-- Begin --

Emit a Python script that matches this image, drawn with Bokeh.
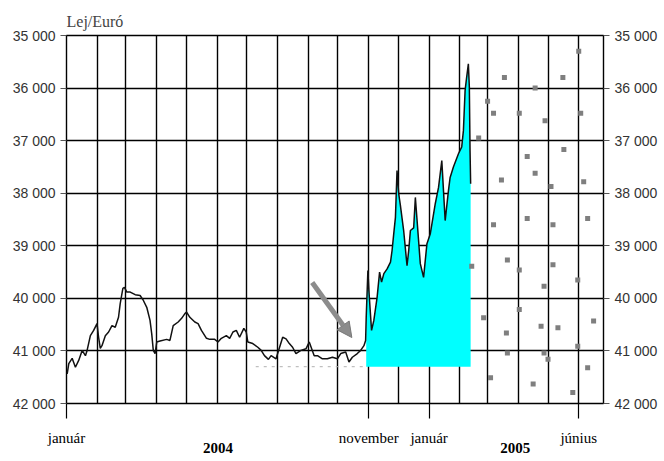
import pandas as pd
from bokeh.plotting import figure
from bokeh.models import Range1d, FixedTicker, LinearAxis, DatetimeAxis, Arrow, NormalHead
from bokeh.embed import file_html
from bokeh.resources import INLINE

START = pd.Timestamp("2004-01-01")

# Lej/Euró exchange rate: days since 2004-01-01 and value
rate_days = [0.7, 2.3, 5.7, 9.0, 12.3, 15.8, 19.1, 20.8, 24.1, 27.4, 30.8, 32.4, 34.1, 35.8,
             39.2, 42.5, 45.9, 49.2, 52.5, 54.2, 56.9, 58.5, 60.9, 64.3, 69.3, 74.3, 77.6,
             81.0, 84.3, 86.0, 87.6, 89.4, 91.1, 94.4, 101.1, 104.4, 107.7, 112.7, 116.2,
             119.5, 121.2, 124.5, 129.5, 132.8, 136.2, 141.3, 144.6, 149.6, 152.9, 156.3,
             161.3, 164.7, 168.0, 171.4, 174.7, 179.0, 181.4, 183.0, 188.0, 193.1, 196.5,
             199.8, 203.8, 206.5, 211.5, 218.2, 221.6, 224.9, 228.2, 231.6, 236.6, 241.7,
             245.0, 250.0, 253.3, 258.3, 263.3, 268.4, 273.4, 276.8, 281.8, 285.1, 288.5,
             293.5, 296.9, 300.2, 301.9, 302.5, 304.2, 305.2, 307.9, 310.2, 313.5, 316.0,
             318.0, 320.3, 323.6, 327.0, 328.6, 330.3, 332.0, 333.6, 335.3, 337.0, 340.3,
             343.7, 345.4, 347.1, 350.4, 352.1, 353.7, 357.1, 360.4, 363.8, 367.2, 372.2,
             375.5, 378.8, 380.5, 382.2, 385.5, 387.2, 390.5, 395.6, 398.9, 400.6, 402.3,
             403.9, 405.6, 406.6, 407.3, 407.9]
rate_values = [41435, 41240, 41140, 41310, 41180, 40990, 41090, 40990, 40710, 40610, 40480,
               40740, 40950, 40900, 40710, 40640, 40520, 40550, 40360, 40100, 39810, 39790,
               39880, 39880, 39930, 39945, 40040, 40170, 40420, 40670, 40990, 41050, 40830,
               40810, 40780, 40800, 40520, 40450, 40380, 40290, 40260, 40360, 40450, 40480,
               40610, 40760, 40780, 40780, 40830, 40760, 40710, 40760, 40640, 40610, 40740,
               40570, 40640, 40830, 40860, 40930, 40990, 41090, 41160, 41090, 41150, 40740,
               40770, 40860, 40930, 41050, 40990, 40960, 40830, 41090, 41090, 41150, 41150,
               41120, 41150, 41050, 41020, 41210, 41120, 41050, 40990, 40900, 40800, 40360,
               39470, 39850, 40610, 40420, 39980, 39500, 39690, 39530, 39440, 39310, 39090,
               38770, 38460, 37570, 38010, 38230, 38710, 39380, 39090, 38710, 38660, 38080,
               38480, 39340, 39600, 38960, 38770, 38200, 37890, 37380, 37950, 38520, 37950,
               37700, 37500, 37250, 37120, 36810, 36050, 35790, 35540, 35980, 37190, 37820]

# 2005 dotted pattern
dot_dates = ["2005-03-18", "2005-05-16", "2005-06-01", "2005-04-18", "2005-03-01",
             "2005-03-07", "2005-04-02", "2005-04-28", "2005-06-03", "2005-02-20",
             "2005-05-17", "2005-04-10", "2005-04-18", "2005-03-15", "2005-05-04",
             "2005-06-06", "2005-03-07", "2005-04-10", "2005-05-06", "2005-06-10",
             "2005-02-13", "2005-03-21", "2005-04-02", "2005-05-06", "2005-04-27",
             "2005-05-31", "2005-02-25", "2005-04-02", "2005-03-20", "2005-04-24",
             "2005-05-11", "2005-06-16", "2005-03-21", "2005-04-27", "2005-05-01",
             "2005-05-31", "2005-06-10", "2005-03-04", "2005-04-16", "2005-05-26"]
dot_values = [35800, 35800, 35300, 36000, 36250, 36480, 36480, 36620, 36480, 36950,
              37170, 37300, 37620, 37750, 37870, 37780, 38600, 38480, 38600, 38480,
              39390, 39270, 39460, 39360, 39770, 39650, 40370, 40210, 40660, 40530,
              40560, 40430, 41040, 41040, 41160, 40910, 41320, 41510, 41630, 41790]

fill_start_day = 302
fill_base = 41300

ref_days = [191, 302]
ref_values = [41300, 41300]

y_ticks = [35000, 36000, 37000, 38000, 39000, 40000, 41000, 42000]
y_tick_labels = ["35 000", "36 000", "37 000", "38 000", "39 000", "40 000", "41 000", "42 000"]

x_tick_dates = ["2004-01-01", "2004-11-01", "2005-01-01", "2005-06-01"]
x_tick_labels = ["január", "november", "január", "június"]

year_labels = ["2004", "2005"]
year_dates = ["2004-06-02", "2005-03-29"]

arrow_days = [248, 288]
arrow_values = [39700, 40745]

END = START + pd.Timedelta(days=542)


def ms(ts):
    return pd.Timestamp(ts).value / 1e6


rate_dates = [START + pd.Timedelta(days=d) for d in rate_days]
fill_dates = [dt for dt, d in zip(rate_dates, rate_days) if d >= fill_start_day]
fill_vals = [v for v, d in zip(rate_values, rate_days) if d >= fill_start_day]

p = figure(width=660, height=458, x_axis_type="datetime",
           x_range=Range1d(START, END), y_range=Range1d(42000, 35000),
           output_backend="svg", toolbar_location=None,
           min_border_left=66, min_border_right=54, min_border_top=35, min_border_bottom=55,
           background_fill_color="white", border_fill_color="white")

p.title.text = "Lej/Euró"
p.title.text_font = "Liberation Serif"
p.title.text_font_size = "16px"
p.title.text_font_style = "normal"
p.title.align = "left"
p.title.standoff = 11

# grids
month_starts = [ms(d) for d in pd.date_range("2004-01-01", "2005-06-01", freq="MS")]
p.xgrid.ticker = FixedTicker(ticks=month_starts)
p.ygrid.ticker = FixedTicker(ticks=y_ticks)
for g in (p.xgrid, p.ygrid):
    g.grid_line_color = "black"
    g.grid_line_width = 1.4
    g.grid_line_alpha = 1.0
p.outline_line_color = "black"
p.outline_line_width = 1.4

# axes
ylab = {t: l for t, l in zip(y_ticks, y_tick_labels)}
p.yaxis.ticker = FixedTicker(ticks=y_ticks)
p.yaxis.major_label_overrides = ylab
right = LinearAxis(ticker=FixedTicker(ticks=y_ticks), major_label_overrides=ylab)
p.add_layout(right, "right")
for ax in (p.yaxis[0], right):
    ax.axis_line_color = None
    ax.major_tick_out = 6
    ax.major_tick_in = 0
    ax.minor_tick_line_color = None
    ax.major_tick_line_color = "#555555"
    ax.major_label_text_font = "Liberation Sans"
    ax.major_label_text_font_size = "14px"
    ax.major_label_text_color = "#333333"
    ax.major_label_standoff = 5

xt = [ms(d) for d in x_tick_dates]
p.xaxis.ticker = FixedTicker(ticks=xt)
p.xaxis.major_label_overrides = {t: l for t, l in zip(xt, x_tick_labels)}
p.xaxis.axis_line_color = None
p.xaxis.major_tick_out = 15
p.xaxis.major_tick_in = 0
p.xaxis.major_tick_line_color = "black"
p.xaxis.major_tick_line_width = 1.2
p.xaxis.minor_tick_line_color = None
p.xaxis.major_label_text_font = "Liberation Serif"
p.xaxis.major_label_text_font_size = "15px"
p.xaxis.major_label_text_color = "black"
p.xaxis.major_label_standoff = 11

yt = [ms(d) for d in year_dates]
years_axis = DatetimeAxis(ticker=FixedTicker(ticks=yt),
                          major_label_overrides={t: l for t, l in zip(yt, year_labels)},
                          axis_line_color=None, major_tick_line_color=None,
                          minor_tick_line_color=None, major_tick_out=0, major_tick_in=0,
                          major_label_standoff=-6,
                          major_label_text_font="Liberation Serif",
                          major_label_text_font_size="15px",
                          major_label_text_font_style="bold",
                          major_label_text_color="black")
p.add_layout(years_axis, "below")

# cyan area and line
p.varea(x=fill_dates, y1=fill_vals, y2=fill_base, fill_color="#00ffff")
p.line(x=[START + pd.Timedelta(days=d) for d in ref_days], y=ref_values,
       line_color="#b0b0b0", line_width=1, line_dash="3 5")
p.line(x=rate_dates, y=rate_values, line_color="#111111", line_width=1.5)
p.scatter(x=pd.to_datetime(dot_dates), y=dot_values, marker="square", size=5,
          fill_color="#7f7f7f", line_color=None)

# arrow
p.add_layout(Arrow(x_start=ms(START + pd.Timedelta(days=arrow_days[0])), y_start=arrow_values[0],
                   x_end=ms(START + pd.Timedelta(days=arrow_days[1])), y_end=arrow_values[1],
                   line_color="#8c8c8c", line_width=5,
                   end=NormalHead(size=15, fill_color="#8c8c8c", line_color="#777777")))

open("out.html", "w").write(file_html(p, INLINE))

-- End --

- **Your goal**: Leave out the pictures and repeat exactly the lines from the start of the material through the line that contains "from bokeh.resources import INLINE", both included.

- **Worked answer**:
Emit a Python script that matches this image, drawn with Bokeh.
import pandas as pd
from bokeh.plotting import figure
from bokeh.models import Range1d, FixedTicker, LinearAxis, DatetimeAxis, Arrow, NormalHead
from bokeh.embed import file_html
from bokeh.resources import INLINE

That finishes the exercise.